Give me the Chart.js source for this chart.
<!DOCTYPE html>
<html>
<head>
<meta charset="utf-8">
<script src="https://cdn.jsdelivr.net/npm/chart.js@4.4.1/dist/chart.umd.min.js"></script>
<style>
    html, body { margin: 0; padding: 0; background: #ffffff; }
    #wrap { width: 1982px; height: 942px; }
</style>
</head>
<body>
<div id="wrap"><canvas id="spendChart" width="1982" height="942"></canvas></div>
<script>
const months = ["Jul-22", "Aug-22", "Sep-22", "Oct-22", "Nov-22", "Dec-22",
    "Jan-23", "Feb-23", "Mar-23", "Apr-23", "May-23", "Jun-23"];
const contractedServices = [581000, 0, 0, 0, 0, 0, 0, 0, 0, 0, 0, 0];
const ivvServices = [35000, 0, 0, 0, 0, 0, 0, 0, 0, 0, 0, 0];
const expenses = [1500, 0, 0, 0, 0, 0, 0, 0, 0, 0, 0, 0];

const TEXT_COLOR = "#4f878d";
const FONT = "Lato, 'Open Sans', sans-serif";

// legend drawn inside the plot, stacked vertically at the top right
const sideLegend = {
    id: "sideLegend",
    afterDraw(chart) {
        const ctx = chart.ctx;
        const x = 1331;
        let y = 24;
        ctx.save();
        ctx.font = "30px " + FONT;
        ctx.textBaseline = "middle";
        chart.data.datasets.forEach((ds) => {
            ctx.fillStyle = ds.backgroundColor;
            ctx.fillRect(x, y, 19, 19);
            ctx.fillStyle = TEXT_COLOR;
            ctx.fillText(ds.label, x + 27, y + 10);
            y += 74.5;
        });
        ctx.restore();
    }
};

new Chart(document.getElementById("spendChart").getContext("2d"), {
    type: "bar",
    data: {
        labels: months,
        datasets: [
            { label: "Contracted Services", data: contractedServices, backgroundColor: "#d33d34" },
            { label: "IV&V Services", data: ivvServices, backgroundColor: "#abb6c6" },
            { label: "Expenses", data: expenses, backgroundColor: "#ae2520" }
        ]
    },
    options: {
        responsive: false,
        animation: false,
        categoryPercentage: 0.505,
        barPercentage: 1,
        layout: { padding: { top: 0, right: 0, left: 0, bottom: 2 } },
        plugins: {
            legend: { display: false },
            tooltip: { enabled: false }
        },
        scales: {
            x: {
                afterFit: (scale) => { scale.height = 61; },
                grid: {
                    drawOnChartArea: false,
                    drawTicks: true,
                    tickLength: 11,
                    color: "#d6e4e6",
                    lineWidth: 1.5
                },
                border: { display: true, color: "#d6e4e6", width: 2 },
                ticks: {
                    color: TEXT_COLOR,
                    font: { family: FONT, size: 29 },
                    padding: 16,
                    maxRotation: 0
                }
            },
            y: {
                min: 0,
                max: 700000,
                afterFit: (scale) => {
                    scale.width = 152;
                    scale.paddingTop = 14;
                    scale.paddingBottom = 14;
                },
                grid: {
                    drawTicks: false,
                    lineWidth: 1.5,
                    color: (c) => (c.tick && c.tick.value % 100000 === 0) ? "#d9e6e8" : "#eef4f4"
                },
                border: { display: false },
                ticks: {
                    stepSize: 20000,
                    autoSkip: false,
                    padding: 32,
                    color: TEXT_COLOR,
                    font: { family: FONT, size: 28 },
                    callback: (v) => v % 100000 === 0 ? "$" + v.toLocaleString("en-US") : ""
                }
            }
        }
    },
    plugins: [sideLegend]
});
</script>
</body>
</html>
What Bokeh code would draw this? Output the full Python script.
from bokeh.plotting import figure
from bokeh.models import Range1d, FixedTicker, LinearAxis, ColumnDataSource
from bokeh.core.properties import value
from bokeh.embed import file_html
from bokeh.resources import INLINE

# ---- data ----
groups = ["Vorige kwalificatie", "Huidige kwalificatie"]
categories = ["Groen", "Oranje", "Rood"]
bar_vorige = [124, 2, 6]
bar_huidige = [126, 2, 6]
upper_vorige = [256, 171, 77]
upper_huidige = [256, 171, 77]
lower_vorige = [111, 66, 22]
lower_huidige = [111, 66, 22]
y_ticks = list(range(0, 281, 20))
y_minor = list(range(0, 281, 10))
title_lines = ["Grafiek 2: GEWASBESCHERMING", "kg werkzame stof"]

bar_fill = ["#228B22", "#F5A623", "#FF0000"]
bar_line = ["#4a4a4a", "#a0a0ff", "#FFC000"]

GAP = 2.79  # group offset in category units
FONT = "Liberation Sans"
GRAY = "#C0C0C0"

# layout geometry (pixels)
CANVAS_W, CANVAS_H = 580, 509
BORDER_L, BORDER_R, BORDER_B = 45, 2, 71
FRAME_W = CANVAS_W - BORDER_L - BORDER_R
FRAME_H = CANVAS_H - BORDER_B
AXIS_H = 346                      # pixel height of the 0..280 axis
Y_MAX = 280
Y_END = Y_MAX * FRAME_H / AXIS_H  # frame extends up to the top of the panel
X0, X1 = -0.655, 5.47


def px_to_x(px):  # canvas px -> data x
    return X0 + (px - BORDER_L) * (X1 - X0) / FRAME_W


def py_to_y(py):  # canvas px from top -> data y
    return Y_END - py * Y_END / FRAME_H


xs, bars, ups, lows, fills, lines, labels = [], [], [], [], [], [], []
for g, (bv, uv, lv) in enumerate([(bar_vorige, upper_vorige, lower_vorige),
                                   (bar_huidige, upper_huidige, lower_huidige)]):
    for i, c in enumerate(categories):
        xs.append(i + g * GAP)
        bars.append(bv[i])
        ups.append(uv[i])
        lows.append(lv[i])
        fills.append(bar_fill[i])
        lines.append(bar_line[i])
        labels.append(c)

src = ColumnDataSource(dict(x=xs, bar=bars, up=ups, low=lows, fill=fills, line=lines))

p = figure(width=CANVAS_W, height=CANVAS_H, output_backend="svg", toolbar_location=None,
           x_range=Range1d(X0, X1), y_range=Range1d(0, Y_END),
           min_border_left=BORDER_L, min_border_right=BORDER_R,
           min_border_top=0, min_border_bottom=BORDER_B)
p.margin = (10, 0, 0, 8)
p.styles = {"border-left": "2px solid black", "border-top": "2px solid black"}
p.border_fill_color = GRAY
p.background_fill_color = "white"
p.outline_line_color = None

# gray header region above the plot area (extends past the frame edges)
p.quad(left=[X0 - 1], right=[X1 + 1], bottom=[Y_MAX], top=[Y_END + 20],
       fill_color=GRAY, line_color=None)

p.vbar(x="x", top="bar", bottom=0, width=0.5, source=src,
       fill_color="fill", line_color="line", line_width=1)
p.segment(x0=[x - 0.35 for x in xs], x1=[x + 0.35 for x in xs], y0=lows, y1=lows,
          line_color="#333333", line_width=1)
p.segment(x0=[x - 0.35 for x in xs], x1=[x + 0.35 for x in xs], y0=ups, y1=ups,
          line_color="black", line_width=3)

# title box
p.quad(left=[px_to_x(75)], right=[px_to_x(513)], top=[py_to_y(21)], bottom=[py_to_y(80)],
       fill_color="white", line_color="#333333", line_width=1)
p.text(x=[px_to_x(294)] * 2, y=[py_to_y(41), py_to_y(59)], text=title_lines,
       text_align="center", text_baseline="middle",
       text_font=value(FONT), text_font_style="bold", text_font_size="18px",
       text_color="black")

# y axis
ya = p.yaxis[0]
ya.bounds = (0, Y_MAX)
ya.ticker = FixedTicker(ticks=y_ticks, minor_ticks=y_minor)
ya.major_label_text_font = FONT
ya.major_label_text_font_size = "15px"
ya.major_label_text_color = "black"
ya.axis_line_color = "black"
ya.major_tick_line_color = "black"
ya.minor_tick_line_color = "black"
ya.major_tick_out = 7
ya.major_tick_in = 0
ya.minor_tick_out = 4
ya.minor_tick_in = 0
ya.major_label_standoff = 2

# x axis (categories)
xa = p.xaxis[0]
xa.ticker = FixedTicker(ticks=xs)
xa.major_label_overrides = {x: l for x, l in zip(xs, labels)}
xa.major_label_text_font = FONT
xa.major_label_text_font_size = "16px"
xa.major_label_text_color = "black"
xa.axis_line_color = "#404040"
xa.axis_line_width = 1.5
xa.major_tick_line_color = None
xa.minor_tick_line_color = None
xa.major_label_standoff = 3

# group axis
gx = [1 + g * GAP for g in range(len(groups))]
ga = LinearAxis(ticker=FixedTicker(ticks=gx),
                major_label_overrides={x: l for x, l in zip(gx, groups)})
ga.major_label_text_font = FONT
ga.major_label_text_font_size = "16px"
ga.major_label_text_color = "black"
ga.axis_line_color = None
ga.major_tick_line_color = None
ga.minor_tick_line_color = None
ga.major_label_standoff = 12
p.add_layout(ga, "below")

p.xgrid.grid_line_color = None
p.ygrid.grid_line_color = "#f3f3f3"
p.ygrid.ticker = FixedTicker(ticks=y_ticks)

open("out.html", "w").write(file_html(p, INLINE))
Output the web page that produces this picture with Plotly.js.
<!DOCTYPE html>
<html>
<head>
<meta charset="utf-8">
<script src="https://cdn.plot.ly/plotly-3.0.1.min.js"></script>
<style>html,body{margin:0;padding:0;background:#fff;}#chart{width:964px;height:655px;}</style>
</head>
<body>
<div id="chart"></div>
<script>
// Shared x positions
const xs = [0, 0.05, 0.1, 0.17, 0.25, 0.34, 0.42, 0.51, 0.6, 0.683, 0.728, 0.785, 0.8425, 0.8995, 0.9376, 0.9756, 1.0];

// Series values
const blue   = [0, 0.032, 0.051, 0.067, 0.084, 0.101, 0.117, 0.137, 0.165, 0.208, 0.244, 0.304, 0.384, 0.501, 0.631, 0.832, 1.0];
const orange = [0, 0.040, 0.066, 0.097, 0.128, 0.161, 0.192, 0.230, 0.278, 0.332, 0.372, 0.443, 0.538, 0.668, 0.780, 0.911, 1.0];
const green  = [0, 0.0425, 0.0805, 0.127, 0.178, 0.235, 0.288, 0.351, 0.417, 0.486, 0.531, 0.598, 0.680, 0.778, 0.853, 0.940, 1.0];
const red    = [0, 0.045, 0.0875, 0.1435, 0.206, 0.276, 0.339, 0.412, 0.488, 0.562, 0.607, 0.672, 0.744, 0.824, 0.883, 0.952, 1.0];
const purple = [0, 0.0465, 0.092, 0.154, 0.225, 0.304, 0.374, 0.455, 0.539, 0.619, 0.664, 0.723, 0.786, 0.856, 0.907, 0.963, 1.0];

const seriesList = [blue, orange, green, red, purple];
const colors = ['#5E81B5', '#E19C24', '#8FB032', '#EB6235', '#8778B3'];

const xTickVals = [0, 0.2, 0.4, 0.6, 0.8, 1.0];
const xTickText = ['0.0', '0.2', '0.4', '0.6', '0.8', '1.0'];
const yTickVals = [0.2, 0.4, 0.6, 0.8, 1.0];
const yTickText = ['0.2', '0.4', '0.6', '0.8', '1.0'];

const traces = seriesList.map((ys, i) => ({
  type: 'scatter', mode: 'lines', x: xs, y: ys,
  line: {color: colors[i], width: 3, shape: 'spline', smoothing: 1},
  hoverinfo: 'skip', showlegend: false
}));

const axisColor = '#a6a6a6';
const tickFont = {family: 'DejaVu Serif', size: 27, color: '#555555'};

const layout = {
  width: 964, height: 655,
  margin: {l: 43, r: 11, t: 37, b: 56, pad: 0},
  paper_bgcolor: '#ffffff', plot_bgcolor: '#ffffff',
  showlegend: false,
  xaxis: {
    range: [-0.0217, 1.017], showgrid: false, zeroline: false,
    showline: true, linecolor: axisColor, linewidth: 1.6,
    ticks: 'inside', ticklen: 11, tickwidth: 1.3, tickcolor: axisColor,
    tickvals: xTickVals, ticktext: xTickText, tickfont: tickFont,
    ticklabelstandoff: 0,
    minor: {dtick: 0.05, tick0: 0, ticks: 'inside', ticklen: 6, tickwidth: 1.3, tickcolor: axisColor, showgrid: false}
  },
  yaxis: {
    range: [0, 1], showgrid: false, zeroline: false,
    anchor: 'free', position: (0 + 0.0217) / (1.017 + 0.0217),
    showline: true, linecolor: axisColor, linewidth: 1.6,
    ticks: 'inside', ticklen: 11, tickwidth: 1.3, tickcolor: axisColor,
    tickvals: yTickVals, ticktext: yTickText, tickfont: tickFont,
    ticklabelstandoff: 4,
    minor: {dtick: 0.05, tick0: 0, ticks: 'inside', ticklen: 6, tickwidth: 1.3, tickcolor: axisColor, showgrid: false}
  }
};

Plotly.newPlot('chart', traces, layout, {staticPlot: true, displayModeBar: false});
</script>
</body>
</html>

* _TO DO_: Using the entries above, give again exactly the lines from the line holding "Output the web" through the line holding "const yTickText = ['0.2', '0.4', '0.6', '0.8', '1.0'];". Include both end lines and nothing else.

* _EXERCISE RESPONSE_:
Output the web page that produces this picture with Plotly.js.
<!DOCTYPE html>
<html>
<head>
<meta charset="utf-8">
<script src="https://cdn.plot.ly/plotly-3.0.1.min.js"></script>
<style>html,body{margin:0;padding:0;background:#fff;}#chart{width:964px;height:655px;}</style>
</head>
<body>
<div id="chart"></div>
<script>
// Shared x positions
const xs = [0, 0.05, 0.1, 0.17, 0.25, 0.34, 0.42, 0.51, 0.6, 0.683, 0.728, 0.785, 0.8425, 0.8995, 0.9376, 0.9756, 1.0];

// Series values
const blue   = [0, 0.032, 0.051, 0.067, 0.084, 0.101, 0.117, 0.137, 0.165, 0.208, 0.244, 0.304, 0.384, 0.501, 0.631, 0.832, 1.0];
const orange = [0, 0.040, 0.066, 0.097, 0.128, 0.161, 0.192, 0.230, 0.278, 0.332, 0.372, 0.443, 0.538, 0.668, 0.780, 0.911, 1.0];
const green  = [0, 0.0425, 0.0805, 0.127, 0.178, 0.235, 0.288, 0.351, 0.417, 0.486, 0.531, 0.598, 0.680, 0.778, 0.853, 0.940, 1.0];
const red    = [0, 0.045, 0.0875, 0.1435, 0.206, 0.276, 0.339, 0.412, 0.488, 0.562, 0.607, 0.672, 0.744, 0.824, 0.883, 0.952, 1.0];
const purple = [0, 0.0465, 0.092, 0.154, 0.225, 0.304, 0.374, 0.455, 0.539, 0.619, 0.664, 0.723, 0.786, 0.856, 0.907, 0.963, 1.0];

const seriesList = [blue, orange, green, red, purple];
const colors = ['#5E81B5', '#E19C24', '#8FB032', '#EB6235', '#8778B3'];

const xTickVals = [0, 0.2, 0.4, 0.6, 0.8, 1.0];
const xTickText = ['0.0', '0.2', '0.4', '0.6', '0.8', '1.0'];
const yTickVals = [0.2, 0.4, 0.6, 0.8, 1.0];
const yTickText = ['0.2', '0.4', '0.6', '0.8', '1.0'];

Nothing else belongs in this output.